В письмах 1826–1827 годов Андерсен не раз жалуется Коллину на ректора, не забывая всякий раз подчеркнуть, что Мейслинг, при всей его грубости, желает ему только добра. Более того, в 1826 году он пишет ректору письмо, в котором объясняет особенности своего поведения и просит о понимании и снисхождении. Описав в самых жалостливых словах свое положение бедного мальчика из народа и свои мытарства в Копенгагене, Ханс Кристиан продолжает:
«Вы задаете мне вопрос — и кровь тотчас приливает мне в голову, из страха ошибиться я отвечаю невпопад, после чего мною овладевает отчаяние: „Из меня ничего не выйдет! Пропащий я человек!“ — и тогда я уж вовсе молчу как убитый. Вы сказали на днях, что я никогда еще не учился так дурно, как теперь, но Бог свидетель, это не от недостатка прилежания. Нет, это все мое отчаяние, недостаток бодрости духа и спокойствия. Наверное, я должен бросить учение, которое мне не дается, но за что же тогда я возьмусь? У кого найду сочувствие и интерес ко мне, если я оттолкну от себя самое высшее — образование? Мне стыдно будет показаться на глаза людям, которые желали мне добра и ожидали от меня только хорошего. Совесть не упрекает меня в лености; я делал, что мог, и виною всему только моя бестолковость и беспокойный нрав. Мое заветнейшее желание продолжать учение, оставаться на той же дороге, на которую поставили меня Провидение и добрые люди. Окажется это невозможным — я буду бесконечно несчастен. Господи! Что же тогда будет со мной! Я ведь не буду тогда годен ни на что! Эта мысль убивает меня. Лучше мне было не родиться»[81].
Но увещевания не действуют, и отношения ученика и учителя становятся невыносимыми. Всякий раз после очередной стычки Андерсен теряет уверенность в себе и начинает сомневаться в своих способностях. Тогда, может быть, ему лучше вообще оставить гимназию и поступить куда-нибудь конторским служащим? Уехать, например, в датскую Вест-Индию[82], где письмоводители наверняка нужны?
Коллин писал ему в письме от 19 августа 1826 года:
«Будьте благоразумны и успокойтесь, Андерсен! Принимайте вещи такими, каковы они есть на самом деле, а не такими, какими Вы их воображаете.
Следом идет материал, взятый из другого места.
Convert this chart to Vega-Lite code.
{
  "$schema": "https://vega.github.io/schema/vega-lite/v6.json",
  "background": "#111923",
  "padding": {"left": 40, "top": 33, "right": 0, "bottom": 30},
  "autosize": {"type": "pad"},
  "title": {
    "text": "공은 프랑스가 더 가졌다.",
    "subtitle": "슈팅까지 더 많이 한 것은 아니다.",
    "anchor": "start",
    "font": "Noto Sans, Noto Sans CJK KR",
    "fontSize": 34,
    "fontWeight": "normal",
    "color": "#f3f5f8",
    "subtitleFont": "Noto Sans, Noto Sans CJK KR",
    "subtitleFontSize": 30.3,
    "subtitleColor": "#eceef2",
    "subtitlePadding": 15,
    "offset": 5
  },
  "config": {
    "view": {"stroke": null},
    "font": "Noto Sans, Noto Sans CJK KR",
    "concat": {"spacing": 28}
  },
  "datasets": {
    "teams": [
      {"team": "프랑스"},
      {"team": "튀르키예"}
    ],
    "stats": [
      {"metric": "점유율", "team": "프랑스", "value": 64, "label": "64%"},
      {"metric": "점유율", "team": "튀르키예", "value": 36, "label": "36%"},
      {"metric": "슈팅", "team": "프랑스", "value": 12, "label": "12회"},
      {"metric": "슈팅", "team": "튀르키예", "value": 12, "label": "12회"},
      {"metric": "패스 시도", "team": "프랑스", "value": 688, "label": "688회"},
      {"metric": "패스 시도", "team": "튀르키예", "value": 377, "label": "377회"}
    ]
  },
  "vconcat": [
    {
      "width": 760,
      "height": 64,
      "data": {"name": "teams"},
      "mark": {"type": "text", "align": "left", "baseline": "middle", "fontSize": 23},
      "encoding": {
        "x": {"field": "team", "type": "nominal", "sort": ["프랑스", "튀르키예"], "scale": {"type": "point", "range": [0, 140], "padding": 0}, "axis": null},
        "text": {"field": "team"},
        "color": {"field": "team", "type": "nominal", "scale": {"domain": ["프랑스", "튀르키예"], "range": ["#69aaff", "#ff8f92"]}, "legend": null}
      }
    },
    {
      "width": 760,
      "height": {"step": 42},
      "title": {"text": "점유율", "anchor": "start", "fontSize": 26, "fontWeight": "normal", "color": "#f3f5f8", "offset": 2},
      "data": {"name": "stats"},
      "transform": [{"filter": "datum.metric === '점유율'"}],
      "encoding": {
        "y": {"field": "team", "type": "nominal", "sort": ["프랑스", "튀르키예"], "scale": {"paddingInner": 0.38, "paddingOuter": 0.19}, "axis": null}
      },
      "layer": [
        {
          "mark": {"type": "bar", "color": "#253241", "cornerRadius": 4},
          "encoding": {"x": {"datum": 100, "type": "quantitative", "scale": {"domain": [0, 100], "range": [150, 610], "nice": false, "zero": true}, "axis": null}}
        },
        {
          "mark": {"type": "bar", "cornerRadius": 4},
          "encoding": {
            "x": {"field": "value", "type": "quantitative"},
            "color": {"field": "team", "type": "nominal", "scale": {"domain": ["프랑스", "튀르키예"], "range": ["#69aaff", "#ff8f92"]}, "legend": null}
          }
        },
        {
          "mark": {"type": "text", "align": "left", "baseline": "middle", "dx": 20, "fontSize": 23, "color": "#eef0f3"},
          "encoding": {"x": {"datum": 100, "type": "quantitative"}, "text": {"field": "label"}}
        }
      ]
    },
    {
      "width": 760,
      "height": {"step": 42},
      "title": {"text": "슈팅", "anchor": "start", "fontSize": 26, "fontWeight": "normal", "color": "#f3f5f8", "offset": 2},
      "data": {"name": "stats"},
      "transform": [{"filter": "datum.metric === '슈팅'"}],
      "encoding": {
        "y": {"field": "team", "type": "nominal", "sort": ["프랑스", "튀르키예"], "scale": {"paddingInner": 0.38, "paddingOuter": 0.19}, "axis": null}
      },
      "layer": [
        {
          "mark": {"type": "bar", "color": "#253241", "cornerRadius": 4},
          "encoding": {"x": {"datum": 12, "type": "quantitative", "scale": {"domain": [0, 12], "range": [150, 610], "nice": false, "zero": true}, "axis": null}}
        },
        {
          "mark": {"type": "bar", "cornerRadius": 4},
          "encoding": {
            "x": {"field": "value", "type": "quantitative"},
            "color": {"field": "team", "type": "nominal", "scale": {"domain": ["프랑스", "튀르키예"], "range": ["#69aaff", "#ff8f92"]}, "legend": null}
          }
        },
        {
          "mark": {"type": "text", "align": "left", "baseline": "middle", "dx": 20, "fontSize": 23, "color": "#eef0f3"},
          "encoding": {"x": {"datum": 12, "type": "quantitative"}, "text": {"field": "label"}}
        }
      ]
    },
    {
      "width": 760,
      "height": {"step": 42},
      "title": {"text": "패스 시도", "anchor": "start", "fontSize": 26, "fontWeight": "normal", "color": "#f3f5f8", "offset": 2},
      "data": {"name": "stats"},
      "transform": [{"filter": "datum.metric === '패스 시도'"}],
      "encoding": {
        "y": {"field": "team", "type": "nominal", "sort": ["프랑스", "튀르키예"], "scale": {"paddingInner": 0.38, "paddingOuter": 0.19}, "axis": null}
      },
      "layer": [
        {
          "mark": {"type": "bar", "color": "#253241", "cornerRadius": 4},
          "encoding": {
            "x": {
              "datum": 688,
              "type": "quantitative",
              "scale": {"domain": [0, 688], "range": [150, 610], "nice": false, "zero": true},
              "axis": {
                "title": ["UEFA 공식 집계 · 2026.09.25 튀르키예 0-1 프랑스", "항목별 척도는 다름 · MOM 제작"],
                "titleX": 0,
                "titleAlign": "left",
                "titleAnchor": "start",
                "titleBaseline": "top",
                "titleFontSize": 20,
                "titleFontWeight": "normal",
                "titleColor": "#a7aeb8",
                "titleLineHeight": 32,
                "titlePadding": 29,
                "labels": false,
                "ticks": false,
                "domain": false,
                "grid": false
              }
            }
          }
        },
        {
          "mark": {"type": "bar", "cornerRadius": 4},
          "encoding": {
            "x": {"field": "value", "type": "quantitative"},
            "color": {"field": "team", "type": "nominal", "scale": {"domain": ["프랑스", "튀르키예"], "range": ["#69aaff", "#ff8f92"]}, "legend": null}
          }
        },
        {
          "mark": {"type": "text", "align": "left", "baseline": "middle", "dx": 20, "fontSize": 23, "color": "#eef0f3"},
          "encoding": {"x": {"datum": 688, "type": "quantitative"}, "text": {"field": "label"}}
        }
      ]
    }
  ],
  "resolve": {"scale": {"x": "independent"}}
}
Неприятности на дорогах жизни непременно встречаются, но отсюда не следует, что с них надо сворачивать. И особенно с дороги образования. Ее надо пройти до конца. Письменное суждение о Вас, которое ректор довел до моего сведения, чрезвычайно благоприятно, и потому Вам не следует терять головы или стойкости, когда он разговаривает с Вами серьезным и строгим тоном; он ведь Ваш непосредственный начальник, и Вы должны его слушаться. Всего наилучшего!»[83]
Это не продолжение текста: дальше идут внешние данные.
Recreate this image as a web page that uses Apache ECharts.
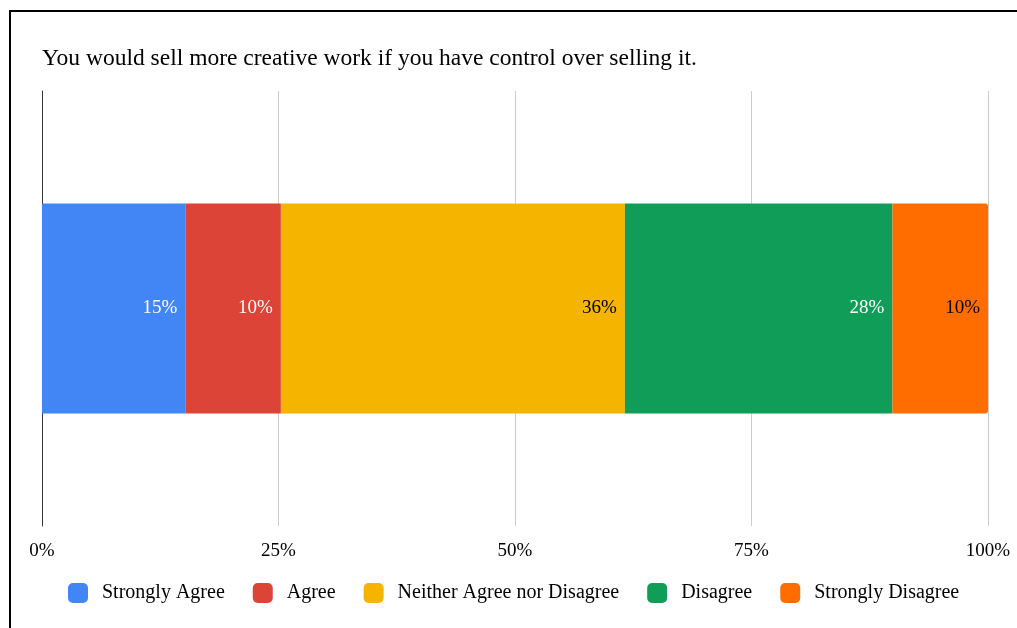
<!DOCTYPE html>
<html>
<head>
<meta charset="utf-8">
<script src="https://cdn.jsdelivr.net/npm/echarts@6/dist/echarts.min.js"></script>
<style>
  html, body { margin: 0; padding: 0; background: #fff; }
  #chart { width: 1017px; height: 628px; }
</style>
</head>
<body>
<div id="chart"></div>
<script>
// Survey response counts for one statement, shown as a 100% stacked bar
const question = 'You would sell more creative work if you have control over selling it.';
const responses = ['Strongly Agree', 'Agree', 'Neither Agree nor Disagree', 'Disagree', 'Strongly Disagree'];
const counts = [15, 10, 36, 28, 10];
const colors = ['#4285F4', '#DB4437', '#F4B400', '#0F9D58', '#FF6D01'];
const labelColors = ['#ffffff', '#ffffff', '#000000', '#ffffff', '#000000'];
const tickValues = [0, 25, 50, 75, 100];

const total = counts.reduce((a, b) => a + b, 0);
const shares = counts.map(c => c / total * 100);

const serif = '"Liberation Serif", "Times New Roman", serif';

const series = responses.map((name, i) => ({
  name: name,
  type: 'bar',
  stack: 'all',
  barWidth: 210,
  data: [shares[i]],
  itemStyle: {
    color: colors[i],
    borderRadius: i === responses.length - 1 ? [0, 3, 3, 0] : 0
  },
  label: {
    show: true,
    position: 'insideRight',
    distance: 8,
    color: labelColors[i],
    fontFamily: serif,
    fontSize: 19,
    formatter: p => Math.round(p.value) + '%'
  },
  emphasis: { disabled: true }
}));

const chart = echarts.init(document.getElementById('chart'), null, { renderer: 'canvas' });
chart.setOption({
  animation: false,
  textStyle: { fontFamily: serif },
  title: {
    text: question,
    left: 42,
    top: 47,
    padding: 0,
    textStyle: { fontFamily: serif, fontSize: 23.5, fontWeight: 'normal', color: '#000' }
  },
  graphic: [{
    type: 'rect',
    shape: { x: 10, y: 11, width: 1100, height: 700 },
    style: { fill: 'none', stroke: '#000', lineWidth: 2 },
    silent: true
  }],
  legend: {
    bottom: 25,
    left: 68,
    padding: 0,
    itemWidth: 20,
    itemHeight: 20,
    itemGap: 28,
    icon: 'roundRect',
    textStyle: { fontFamily: serif, fontSize: 20, color: '#000', padding: [0, 0, 0, 9] },
    data: responses
  },
  grid: { left: 42, right: 29, top: 91, bottom: 102 },
  xAxis: {
    type: 'value',
    min: 0,
    max: 100,
    interval: 25,
    axisLine: { show: false },
    axisTick: { show: false },
    splitLine: { lineStyle: { color: '#cccccc', width: 1 } },
    axisLabel: {
      color: '#000',
      fontFamily: serif,
      fontSize: 19,
      margin: 16,
      formatter: v => tickValues.includes(v) ? v + '%' : ''
    }
  },
  yAxis: {
    type: 'category',
    data: [''],
    axisLine: { show: true, lineStyle: { color: '#333', width: 1 } },
    axisTick: { show: false },
    axisLabel: { show: false }
  },
  series: series
});
</script>
</body>
</html>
Коллин, по-видимому, не понимал остроты положения, в котором оказался или, вернее, в которое позволил себя вовлечь его подопечный. Чиновник просто не верил словам Андерсена, объясняя их его преувеличенной экзальтированностью. И то сказать! В своих докладах Коллину Мейслинг почти всегда своего ученика хвалил! Впрочем, он не мог поступить иначе. Хороший воспитатель не расписывается в своей некомпетентности!